The sale of commercial vehicles and cement are two of the lead markers economists typically use to assess economic recovery. A prominent Mumbai-based vehicle dealer said last week that while sales of two-wheelers were back to about 50% of pre-Covid levels and those of cars had also somewhat rebounded, there had not even been a single inquiry for CVs at his dealership. Vehicle registration data from the Federation of Indian Automobile Dealers (FADA) for May show not a single unit of any CV was registered in May in Delhi when 1,740 units had been registered in May 2019. In Himachal Pradesh, only two CVs were registered against 1,153 in the year ago period. On an overall basis, a mere 2,711 new commercial vehicles were registered in May throughout India against over 80,000 vehicle registrations seen in the same month last year, a decline of over 96%.

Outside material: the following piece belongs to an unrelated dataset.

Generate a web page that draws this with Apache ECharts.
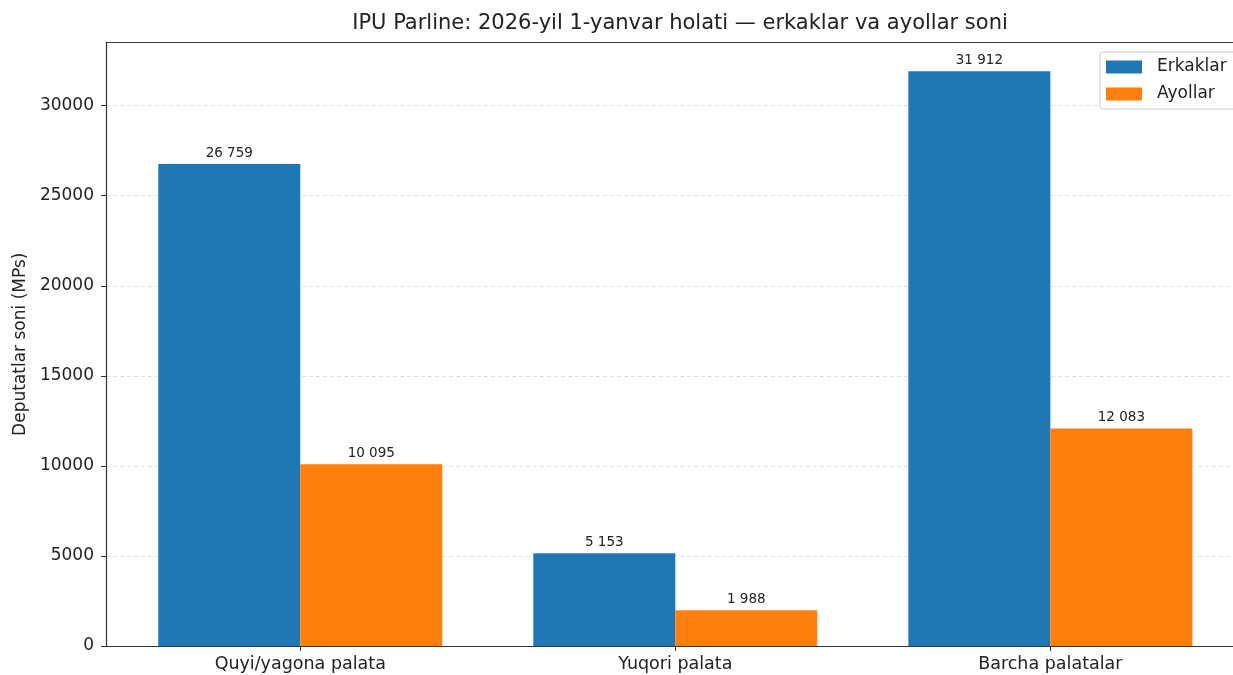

If any recovery has happened in June for CVs -- data is yet to come in -- it will most likely be slow and in the smaller CV category. The CV industry anyway continues to expect sales to remain lowest in at least a decade in 2020-21.

As for cement sales, a Mumbai-based brokerage has found through channel checks that demand in the north, south and west regions was merely at 25-50% of pre-Covid levels, but 70-90% in the east and central regions of the country. The spike in east and central is mainly due to rural and private infrastructure demand.

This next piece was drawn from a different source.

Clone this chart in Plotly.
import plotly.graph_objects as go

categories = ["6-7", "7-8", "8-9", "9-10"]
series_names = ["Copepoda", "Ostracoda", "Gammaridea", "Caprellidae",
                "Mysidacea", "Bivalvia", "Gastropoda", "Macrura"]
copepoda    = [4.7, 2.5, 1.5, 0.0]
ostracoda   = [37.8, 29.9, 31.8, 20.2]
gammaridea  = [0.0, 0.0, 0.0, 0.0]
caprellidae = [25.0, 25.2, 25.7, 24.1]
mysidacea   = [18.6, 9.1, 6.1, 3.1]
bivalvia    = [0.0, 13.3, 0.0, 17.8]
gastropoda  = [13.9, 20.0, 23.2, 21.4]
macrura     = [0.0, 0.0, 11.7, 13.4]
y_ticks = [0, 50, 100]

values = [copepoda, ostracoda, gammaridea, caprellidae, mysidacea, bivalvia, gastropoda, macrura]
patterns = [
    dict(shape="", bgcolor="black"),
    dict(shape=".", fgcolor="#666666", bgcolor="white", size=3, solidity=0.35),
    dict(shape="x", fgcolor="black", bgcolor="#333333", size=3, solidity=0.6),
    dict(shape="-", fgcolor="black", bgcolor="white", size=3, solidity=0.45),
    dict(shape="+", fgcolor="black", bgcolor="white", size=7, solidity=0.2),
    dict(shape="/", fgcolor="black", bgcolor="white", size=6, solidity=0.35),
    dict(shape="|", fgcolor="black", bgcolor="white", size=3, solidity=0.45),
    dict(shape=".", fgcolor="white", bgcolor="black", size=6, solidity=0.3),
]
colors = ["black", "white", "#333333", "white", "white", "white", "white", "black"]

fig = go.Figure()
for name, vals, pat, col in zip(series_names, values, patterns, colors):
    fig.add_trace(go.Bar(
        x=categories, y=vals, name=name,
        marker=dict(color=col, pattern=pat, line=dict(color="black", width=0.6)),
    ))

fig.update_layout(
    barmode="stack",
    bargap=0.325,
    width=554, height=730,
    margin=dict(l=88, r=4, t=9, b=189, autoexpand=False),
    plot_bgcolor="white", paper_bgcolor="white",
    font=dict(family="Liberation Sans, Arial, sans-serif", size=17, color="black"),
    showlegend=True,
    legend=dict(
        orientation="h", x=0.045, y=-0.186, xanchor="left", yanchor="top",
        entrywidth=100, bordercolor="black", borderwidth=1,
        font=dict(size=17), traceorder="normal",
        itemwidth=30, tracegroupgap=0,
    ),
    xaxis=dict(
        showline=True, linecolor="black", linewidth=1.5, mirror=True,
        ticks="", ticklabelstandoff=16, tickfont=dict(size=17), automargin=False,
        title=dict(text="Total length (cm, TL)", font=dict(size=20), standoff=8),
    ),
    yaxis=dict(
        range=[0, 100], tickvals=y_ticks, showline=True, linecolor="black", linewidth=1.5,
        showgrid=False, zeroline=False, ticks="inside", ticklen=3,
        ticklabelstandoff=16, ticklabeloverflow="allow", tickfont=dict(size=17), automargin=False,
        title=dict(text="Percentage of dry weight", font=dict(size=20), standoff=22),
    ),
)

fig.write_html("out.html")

DK Srivastava, Chief Policy Advisor at EY, pointed out that of the eight output sectors which are usually tracked to assess the health of the economy, two remained positive throughout the April-June period -- agriculture and public and defence services.

“These two sectors have a weight of 30%. So 30% of the economy showed growth even in Q1. The remaining 70% output was still negative but the contractionary momentum in these sectors has progressively come down,” he said.

Srivastava said power and petroleum consumption are lead indicators for tracking manufacturing revival and a pickup in manufacturing was seen in June, though it was not on unexpected lines. These indicators had shown a very large contraction in April and early May, but now the “contractionary momentum has slowed down”.

While the government highlights data for three weeks of June to claim that an economic recovery is already underway, economists are still demanding a second round of fiscal stimulus to generate the near-absent demand. In its first attempt, the government has been miserly and mainly addressed supply side issues. Despite claims of a fiscal relief package equaling 10% of the country’s GDP, what has been actually pumped into the system till now is less than 2%.

On the unemployment figures too, what is being highlighted is only a part of the whole picture. The latest CMIE data show that the unemployment rate fell to its pre-lockdown level of 8.5% in the week ended June 21. The rate had spiked from 8.75% in March to 23.5% in April and May, peaking to 27.1% in the week ended May 3. A statement from CMIE showed that the reason for the improvement in employment levels lies in the rural growth story and that unemployment level in urban India was still distinctly higher than the pre-lockdown levels at 11.2% -- still over 200 basis points higher than the 9% average in the period before the lockdown.

Economist Jayati Ghosh said, “This government is always seeing green shoots. The fact that the CMIE employment surveys find more people are back to work only tells us that people who are desperate have no alternative but to seek livelihood in whatever manner they can. Incomes from work would have fallen drastically, many small enterprises are collapsing and formal employment is down.”

All in all, the resumption in economic activities is a welcome development but it is still too early to raise a toast to the Indian economy and its resilience. Because any sustained recovery is closely linked not just to further fiscal stimulus to generate demand, but it is also linked to the way the Covid-19 infection spread and how other global economies fare in the coming months.